You were told the restriction would lift automatically.
24 hours. 72 hours. Maybe 7 days.
The deadline passed.
Your account is still locked.
This usually means the restriction timer expired — but the release process didn’t execute.
Automatic Lifts Depend on System Jobs
Temporary suspensions are often controlled by a scheduled timer in the backend.
When the timer ends, a system process must:
- Remove the restriction flag
- Recalculate account risk status
- Restore feature permissions
If that background process fails, delays, or queues incorrectly, your account remains restricted even though the time limit has passed.
Why the Timer Expired But Access Didn’t Change
- The release job is batch-processed, not real-time
- The account is still under secondary review
- A related flag (payment, policy, risk score) is still active
- System synchronization between services hasn’t completed
In many platforms, “restriction period ended” does not instantly equal “access restored.”
What You Should Do
First, confirm the exact time the suspension was scheduled to end.

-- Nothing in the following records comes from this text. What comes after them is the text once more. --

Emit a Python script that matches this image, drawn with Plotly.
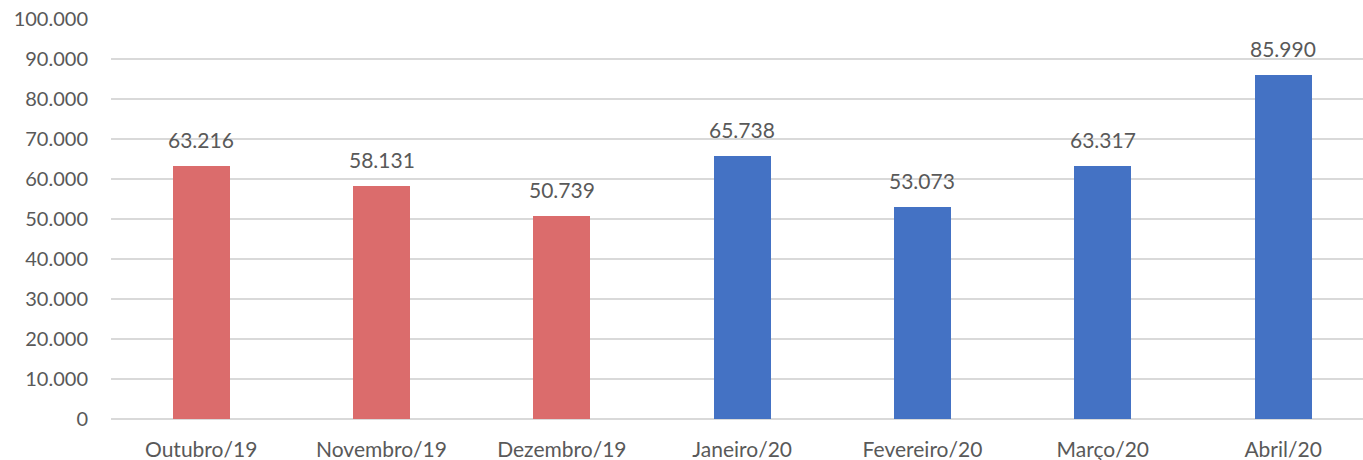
import plotly.graph_objects as go

months = ["Outubro/19", "Novembro/19", "Dezembro/19", "Janeiro/20",
          "Fevereiro/20", "Março/20", "Abril/20"]
values = [63216, 58131, 50739, 65738, 53073, 63317, 85990]
labels = ["63.216", "58.131", "50.739", "65.738", "53.073", "63.317", "85.990"]
bar_colors = ["#DB6C6C", "#DB6C6C", "#DB6C6C", "#4472C4", "#4472C4", "#4472C4", "#4472C4"]

tick_vals = list(range(0, 100001, 10000))
tick_text = ["0"] + [f"{v // 1000}.000" for v in tick_vals[1:]]

FONT = "Lato, 'Open Sans', sans-serif"
TEXT_COLOR = "#595959"

fig = go.Figure()
fig.add_trace(go.Bar(
    x=list(range(len(months))),
    y=values,
    marker=dict(color=bar_colors, line=dict(width=0)),
    width=0.316,
    hoverinfo="skip",
))

for i, (v, t) in enumerate(zip(values, labels)):
    fig.add_annotation(
        x=i, y=v, text=t, showarrow=False,
        yanchor="bottom", yshift=12,
        font=dict(family=FONT, size=21, color=TEXT_COLOR),
    )

fig.update_layout(
    width=1363, height=460,
    margin=dict(l=111, r=0, t=19, b=41),
    plot_bgcolor="white", paper_bgcolor="white",
    showlegend=False,
    font=dict(family=FONT, size=20, color=TEXT_COLOR),
    bargap=0,
)
fig.update_xaxes(
    tickmode="array",
    tickvals=list(range(len(months))),
    ticktext=months,
    range=[-0.5, -0.5 + 1252 / 180.33],
    showgrid=False, zeroline=False, showline=False,
    ticks="", ticklabelstandoff=16,
    tickfont=dict(family=FONT, size=21, color=TEXT_COLOR),
)
fig.update_yaxes(
    range=[0, 100000],
    tickmode="array", tickvals=tick_vals, ticktext=tick_text,
    showgrid=True, gridcolor="#D9D9D9", gridwidth=1.5,
    zeroline=True, zerolinecolor="#D9D9D9", zerolinewidth=1.5,
    showline=False, ticks="", ticklabelstandoff=22,
    tickfont=dict(family=FONT, size=20, color=TEXT_COLOR),
)

fig.write_html("out.html")
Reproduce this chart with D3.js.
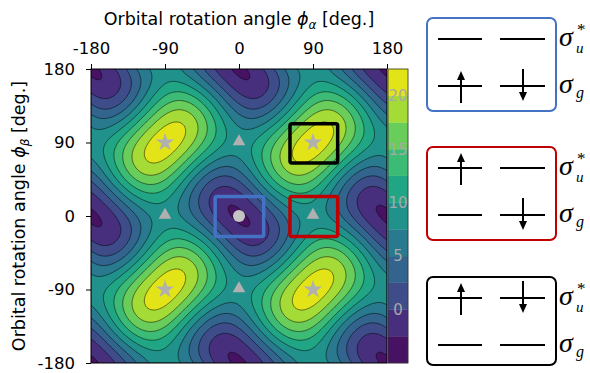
<!DOCTYPE html>
<html>
<head>
<meta charset="utf-8">
<script src="https://cdn.jsdelivr.net/npm/d3@7"></script>
<style>
  body { margin: 0; background: #fff; }
  svg { display: block; }
  text { font-family: "DejaVu Sans", sans-serif; }
</style>
</head>
<body>
<svg id="chart" width="590" height="373"></svg>
<script>
// --- data ---
const angleTicks = [-180, -90, 0, 90, 180];
const levels = [-5, -2.5, 0, 2.5, 5, 7.5, 10, 12.5, 15, 17.5, 20, 22.5];
const colorbarTicks = [0, 5, 10, 15, 20];

// energy at minimum / saddle / maximum, and the alpha-beta coupling term
const stationaryEnergy = [-2.8, 8.75, 21.5];
const coupling = [4.25];

const minima = [[0, 0]];
const saddles = [[0, 90], [0, -90], [90, 0], [-90, 0]];
const maxima = [[90, 90], [-90, 90], [90, -90], [-90, -90]];

// highlighted regions [phiA range, phiB range]
const boxPhiA = [[-29, 30], [62, 120], [62, 120]];
const boxPhiB = [[-25, 24], [-25, 24], [65, 113]];

// occupation diagrams: which level the alpha / beta electron sits in
const alphaLevel = ['g', 'u', 'u'];
const betaLevel = ['g', 'g', 'u'];

// ---------------------------------
const boxColours = ['#4472c4', '#c00000', '#000000'];
const markerColour = '#b0b0b0';

const svg = d3.select('#chart');
const plot = { left: 91, right: 387, top: 69, bottom: 363 };

const x = d3.scaleLinear().domain([-180, 180]).range([plot.left, plot.right]);
const y = d3.scaleLinear().domain([-180, 180]).range([plot.bottom, plot.top]);
const rad = Math.PI / 180;

function energy(a, b) {
  const [eMin, eSad, eMax] = stationaryEnergy;
  const sa = Math.sin(a) ** 2;
  const sb = Math.sin(b) ** 2;
  return eMin + (eSad - eMin) * (sa + sb) + (eMax - 2 * eSad + eMin) * sa * sb
    + coupling[0] * Math.sin(2 * a) * Math.sin(2 * b);
}

// grid, 1 degree step
const n = 361;
const grid = new Float64Array(n * n);
for (let j = 0; j < n; j++) {
  for (let i = 0; i < n; i++) {
    grid[j * n + i] = energy((-180 + i) * rad, (-180 + j) * rad);
  }
}

const contours = d3.contours().size([n, n]).thresholds(levels)(grid);

const path = d3.geoPath(d3.geoTransform({
  point(cx, cy) {
    this.stream.point(x(-180 + cx - 0.5), y(-180 + cy - 0.5));
  }
}));

const bandColour = (i) => d3.interpolateViridis((i + 0.5) / (levels.length - 1));

svg.append('clipPath').attr('id', 'clip')
  .append('rect')
  .attr('x', plot.left).attr('y', plot.top)
  .attr('width', plot.right - plot.left).attr('height', plot.bottom - plot.top);

const g = svg.append('g').attr('clip-path', 'url(#clip)');

g.selectAll('path.band')
  .data(contours.slice(0, levels.length - 1))
  .join('path')
  .attr('class', 'band')
  .attr('d', path)
  .attr('fill', (d, i) => bandColour(i))
  .attr('stroke', (d, i) => bandColour(i))
  .attr('stroke-width', 0.3);

g.selectAll('path.line')
  .data(contours.slice(1, levels.length - 1))
  .join('path')
  .attr('class', 'line')
  .attr('d', path)
  .attr('fill', 'none')
  .attr('stroke', '#000')
  .attr('stroke-opacity', 0.75)
  .attr('stroke-width', 0.7);

// stationary point markers
const sym = (type, size) => d3.symbol().type(type).size(size)();
g.selectAll('path.star')
  .data(maxima).join('path')
  .attr('transform', (d) => `translate(${x(d[0])},${y(d[1])})`)
  .attr('d', sym(d3.symbolStar, 105))
  .attr('fill', markerColour);
g.selectAll('path.tri')
  .data(saddles).join('path')
  .attr('transform', (d) => `translate(${x(d[0])},${y(d[1]) - 1})`)
  .attr('d', sym(d3.symbolTriangle, 70))
  .attr('fill', markerColour);
g.selectAll('circle.min')
  .data(minima).join('circle')
  .attr('cx', (d) => x(d[0])).attr('cy', (d) => y(d[1]))
  .attr('r', 6)
  .attr('fill', '#c4c4c4');

// highlight boxes
svg.selectAll('rect.hl')
  .data(boxPhiA).join('rect')
  .attr('x', (d) => x(d[0]))
  .attr('y', (d, i) => y(boxPhiB[i][1]))
  .attr('width', (d) => x(d[1]) - x(d[0]))
  .attr('height', (d, i) => y(boxPhiB[i][0]) - y(boxPhiB[i][1]))
  .attr('rx', 2)
  .attr('fill', 'none')
  .attr('stroke', (d, i) => boxColours[i])
  .attr('stroke-width', 3.5);

// frame
svg.append('rect')
  .attr('x', plot.left).attr('y', plot.top)
  .attr('width', plot.right - plot.left).attr('height', plot.bottom - plot.top)
  .attr('fill', 'none').attr('stroke', '#000').attr('stroke-width', 1);

const xAxis = svg.append('g')
  .attr('transform', `translate(0,${plot.top})`)
  .call(d3.axisTop(x).tickValues(angleTicks).tickSize(5).tickPadding(10).tickFormat(d3.format('d')));
const yAxis = svg.append('g')
  .attr('transform', `translate(${plot.left},0)`)
  .call(d3.axisLeft(y).tickValues(angleTicks).tickSize(5).tickPadding(11).tickFormat(d3.format('d')));
[xAxis, yAxis].forEach((ax) => {
  ax.select('.domain').remove();
  ax.selectAll('text')
    .text((d) => String(d))
    .attr('font-size', 16.5).attr('font-family', 'DejaVu Sans').attr('fill', '#000');
  ax.selectAll('line').attr('stroke', '#000');
});

// axis titles
const xt = svg.append('text')
  .attr('x', (plot.left + plot.right) / 2).attr('y', 25)
  .attr('text-anchor', 'middle').attr('font-size', 17.5);
xt.append('tspan').text('Orbital rotation angle ');
xt.append('tspan').attr('font-style', 'italic').text('\u03d5');
xt.append('tspan').attr('font-style', 'italic').attr('font-size', 12).attr('dy', 4).text('\u03b1');
xt.append('tspan').attr('dy', -4).text(' [deg.]');

const yt = svg.append('text')
  .attr('transform', `translate(25,${(plot.top + plot.bottom) / 2}) rotate(-90)`)
  .attr('text-anchor', 'middle').attr('font-size', 17.5);
yt.append('tspan').text('Orbital rotation angle ');
yt.append('tspan').attr('font-style', 'italic').text('\u03d5');
yt.append('tspan').attr('font-style', 'italic').attr('font-size', 12).attr('dy', 4).text('\u03b2');
yt.append('tspan').attr('dy', -4).text(' [deg.]');

// colour bar
const cb = { x: 388, w: 20 };
const cy = d3.scaleLinear().domain([levels[0], levels[levels.length - 1]]).range([plot.bottom, plot.top]);
svg.append('g').selectAll('rect')
  .data(levels.slice(0, -1)).join('rect')
  .attr('x', cb.x).attr('width', cb.w)
  .attr('y', (d, i) => cy(levels[i + 1]))
  .attr('height', (d, i) => cy(levels[i]) - cy(levels[i + 1]))
  .attr('fill', (d, i) => bandColour(i))
  .attr('stroke', (d, i) => bandColour(i)).attr('stroke-width', 0.3);
svg.append('rect')
  .attr('x', cb.x).attr('y', plot.top).attr('width', cb.w).attr('height', plot.bottom - plot.top)
  .attr('fill', 'none').attr('stroke', '#333').attr('stroke-width', 0.8);
svg.append('g').selectAll('text')
  .data(colorbarTicks).join('text')
  .attr('x', cb.x + 10).attr('y', (d) => cy(d))
  .attr('dy', '0.36em').attr('text-anchor', 'middle')
  .attr('font-size', 15).attr('fill', '#a8a8a8')
  .text((d) => d);

// occupation diagrams
const boxTop = [18, 147, 277];
const boxH = [93, 93, 88];
const lineOff = { u: 21, g: 68 };
const colX = [[438, 482], [500, 545]];
const arrowX = [461, 523];
const serif = '"Liberation Serif", "DejaVu Serif", serif';

const diag = svg.append('g');
boxTop.forEach((top, k) => {
  diag.append('rect')
    .attr('x', 427).attr('y', top).attr('width', 129).attr('height', boxH[k])
    .attr('rx', 6).attr('fill', 'none')
    .attr('stroke', boxColours[k]).attr('stroke-width', 2);
  ['u', 'g'].forEach((lv) => {
    colX.forEach((cx) => {
      diag.append('line')
        .attr('x1', cx[0]).attr('x2', cx[1])
        .attr('y1', top + lineOff[lv]).attr('y2', top + lineOff[lv])
        .attr('stroke', '#000').attr('stroke-width', 2);
    });
  });
  // alpha: up arrow, beta: down arrow
  [[alphaLevel[k], -1, arrowX[0]], [betaLevel[k], 1, arrowX[1]]].forEach(([lv, dir, ax]) => {
    const ly = top + lineOff[lv];
    const tail = ly - dir * 17;
    const tip = ly + dir * 15;
    diag.append('line')
      .attr('x1', ax).attr('x2', ax)
      .attr('y1', tail).attr('y2', tip - dir * 6)
      .attr('stroke', '#000').attr('stroke-width', 2);
    diag.append('path')
      .attr('d', `M${ax},${tip} L${ax - 4},${tip - dir * 9} L${ax + 4},${tip - dir * 9} Z`)
      .attr('fill', '#000');
  });
  // level labels
  const y0u = top + lineOff.u + 7;
  diag.append('text')
    .attr('x', 559).attr('y', y0u)
    .style('font-family', serif).attr('font-style', 'italic')
    .attr('font-size', 28).text('\u03c3');
  diag.append('text')
    .attr('x', 577).attr('y', y0u - 11)
    .style('font-family', serif)
    .attr('font-size', 17).text('*');
  diag.append('text')
    .attr('x', 576).attr('y', y0u + 7)
    .style('font-family', serif).attr('font-style', 'italic')
    .attr('font-size', 15).text('u');

  const y0g = top + lineOff.g + 7;
  diag.append('text')
    .attr('x', 559).attr('y', y0g)
    .style('font-family', serif).attr('font-style', 'italic')
    .attr('font-size', 28).text('\u03c3');
  diag.append('text')
    .attr('x', 576).attr('y', y0g + 5)
    .style('font-family', serif).attr('font-style', 'italic')
    .attr('font-size', 16).text('g');
});
</script>
</body>
</html>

Some systems use UTC time, not your local time zone.
If more than 24 hours have passed beyond the stated end time, contact support and reference:
“The automatic suspension period has expired. Please confirm whether the release job has executed and the restriction flag has been cleared.”
Bottom line: When an automatic suspension period ends but access remains blocked, the issue is usually not the timer — it’s the release process that follows it.